The impact of Coronavirus (Covid-19) has been acute and far reaching. The response to the pandemic requires concerted action from all areas of society, including leaders and policy makers in the sport sector.
The high level of contact between participants and spectators means sporting events can heighten the risk of spreading coronavirus. Government sports agencies, governing bodies and leagues have therefore made difficult but necessary decisions to shut down or restrict professional and community sports activities. This means people have less opportunities to be physically active and enjoy the social interaction sport provides. Many people working in the field have lost their livelihood.
To help sports policymakers and officials make good decisions about sport and exercise during the pandemic the Commonwealth has launched a sport, exercise and physical activity section on its Commonwealth Coronavirus Response Centre.
To help share ideas, this includes a regularly updated list of policies Commonwealth countries are putting into place.
A number of useful lessons and principles have emerged based on the responses across different Commonwealth countries.
The coronavirus situation is changing constantly and misinformation can spread quickly. This makes it vital that sport departments and organisations communicate clearly and often, using official channels, and using channels that can be easily updated
Official websites or social media accounts are better than one-off announcements or letters.
Include links and information from health services when communicating with the sports community.
The sporting community can help with the response to the crisis now and during the rebuilding process. It is important to ask for their input on what they need and how they can help.
The shutdown of sporting activity means many individuals and organisations in the sector will face significant financial challenges over the coming months. This makes it important to assess what funding, staff and volunteers can be reallocated to support a response to coronavirus.
Developing systems to stay in touch with partners and stakeholders will provide support and enable advice to be shared.
The longer social distancing measures are in place the more important the health and wellbeing benefits of staying physical activity will become. Many organisations that have have collated guidelines, resources and workouts to help people exercise while social distancing.
Before the pandemic 32% of women globally did not do enough physical activity verses 24% of men, while people with a disability were twice as likely to be inactive. Physical activity levels also decline with age. It will be important for government sports agencies and sporting organisations to share advice and guidance targeting women and girls, persons with a disability and the elderly as part of efforts to promote physical activity during the pandemic.

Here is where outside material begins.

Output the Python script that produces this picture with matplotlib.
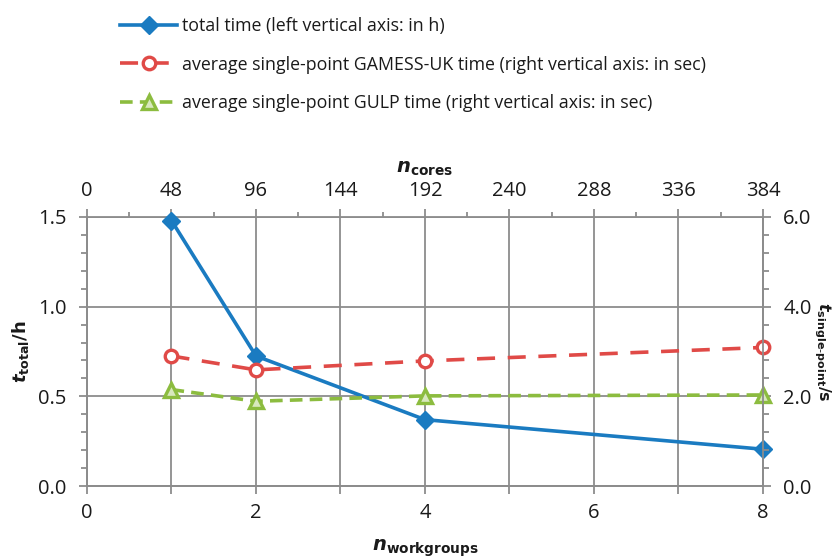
import numpy as np
import matplotlib
matplotlib.use('Agg')
import matplotlib.pyplot as plt
from matplotlib.ticker import MultipleLocator, FixedLocator, FormatStrFormatter

plt.rcParams['font.family'] = ['Open Sans', 'DejaVu Sans']
plt.rcParams['mathtext.fontset'] = 'dejavusans'

#data
#------------------
workgroups = [1, 2, 4, 8]
t_total = [1.48, 0.725, 0.37, 0.205]      # h, left axis
t_gamess = [2.90, 2.59, 2.79, 3.09]       # s, right axis
t_gulp = [2.15, 1.89, 2.01, 2.03]         # s, right axis
cores_per_wg = 48
cores_ticks = [0, 48, 96, 144, 192, 240, 288, 336, 384]

labels = ['total time (left vertical axis: in h)',
          'average single-point GAMESS-UK time (right vertical axis: in sec)',
          'average single-point GULP time (right vertical axis: in sec)']

c_blue = '#1a7bc1'
c_red = '#e04a47'
c_green = '#8cbc3f'
c_grid = '#8c8c8c'
c_text = '#1a1a1a'

#plot
#------------------
fig = plt.figure(figsize=(8.37, 5.58), dpi=100)
ax = fig.add_axes([87/837, 72/558, 676/837, 269/558])
ax2 = ax.twinx()

l1, = ax.plot(workgroups, t_total, color=c_blue, lw=2.6, marker='D', ms=9,
              zorder=5, clip_on=False)
l2, = ax2.plot(workgroups, t_gamess, color=c_red, lw=2.6, ls=(0, (5, 3.5)),
               marker='o', ms=9, mfc='white', mec=c_red, mew=2.4, clip_on=False)
l3, = ax2.plot(workgroups, t_gulp, color=c_green, lw=2.6, ls=(0, (3.5, 2)),
               marker='^', ms=9.5, mfc='#d8e8bd', mec=c_green, mew=2.4,
               clip_on=False)

ax.set_xlim(0, 8)
ax.set_ylim(0, 1.5)
ax2.set_ylim(0, 6)

ax.xaxis.set_major_locator(FixedLocator([0, 2, 4, 6, 8]))
ax.xaxis.set_minor_locator(FixedLocator([1, 3, 5, 7]))
ax.yaxis.set_major_locator(MultipleLocator(0.5))
ax.yaxis.set_minor_locator(MultipleLocator(0.1))
ax.yaxis.set_major_formatter(FormatStrFormatter('%.1f'))
ax2.yaxis.set_major_locator(MultipleLocator(2))
ax2.yaxis.set_minor_locator(MultipleLocator(0.4))
ax2.yaxis.set_major_formatter(FormatStrFormatter('%.1f'))

ax.grid(True, which='both', axis='x', color=c_grid, lw=1.3)
ax.grid(True, which='major', axis='y', color=c_grid, lw=1.3)
ax.set_axisbelow(True)

for a in (ax, ax2):
    for s in a.spines.values():
        s.set_color(c_grid)
        s.set_linewidth(1.3)
    a.tick_params(which='both', color=c_grid, width=1.3, labelsize=14.5,
                  labelcolor=c_text, pad=9)
    a.tick_params(which='major', length=5.5)
    a.tick_params(which='minor', length=4.5)
ax.spines['top'].set_visible(False)
ax2.spines['top'].set_visible(False)
ax.tick_params(axis='x', which='both', length=5.5, pad=7)

# top axis: number of cores
secax = ax.secondary_xaxis('top', functions=(lambda x: x*cores_per_wg,
                                              lambda x: x/cores_per_wg))
secax.xaxis.set_major_locator(FixedLocator(cores_ticks))
secax.xaxis.set_minor_locator(FixedLocator([c + 24 for c in cores_ticks[:-1]]))
secax.spines['top'].set_color(c_grid)
secax.spines['top'].set_linewidth(1.3)
secax.tick_params(which='both', color=c_grid, width=1.3, labelsize=14.5,
                  labelcolor=c_text, pad=6)
secax.tick_params(which='major', length=5.5)
secax.tick_params(which='minor', length=3.5)
secax.set_xlabel(r'$\mathbfit{n}_{\mathbf{cores}}$', fontsize=14, labelpad=6,
                 color=c_text)

ax.set_xlabel(r'$\mathbfit{n}_{\mathbf{workgroups}}$', fontsize=14, labelpad=10,
              color=c_text)
ax.set_ylabel(r'$\mathbfit{t}_{\mathbf{total}}\mathbf{/h}$', fontsize=13,
              color=c_text)
ax.yaxis.set_label_coords(-56/676, 0.5)
ax2.set_ylabel(r'$\mathbfit{t}_{\mathbf{single\text{-}point}}\mathbf{/s}$',
               fontsize=11.5, rotation=270, color=c_text)
ax2.yaxis.set_label_coords(746/676, 0.5)

fig.legend([l1, l2, l3], labels, loc='upper left',
           bbox_to_anchor=(113/837, 1-10/558), frameon=False, fontsize=12.8,
           handlelength=3.2, handletextpad=0.3, labelspacing=1.15,
           borderaxespad=0, labelcolor=c_text)

fig.savefig('out.png', dpi=100)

As social distancing measures increase so too will the risk of social isolation. Professional and community sports clubs can help maintain social connections even when there’s no sport going on. This can be as simple as sport clubs phoning members for a chat.
Organisations in New Zealand and the United Kingdom have illustrated the role sport organisations can play in help maintaining social connection. While the example of India shows how the volunteer workforce, which included many sport volunteers, could be redeployed to support the coronavirus response.
The immediate focus of countries affected by the Coronavirus must be on the public health response. This means sports activities need to be suspended. This action is necessary but will have wider health, societal and economic impacts.
Keeping people active, maintaining social connections forged through sport and, in the longer term, rebuilding the sector are therefore important responsibilities for sport policy makers and leaders in the field. We hope sharing good practice and pooling our collective knowledge will help with this task.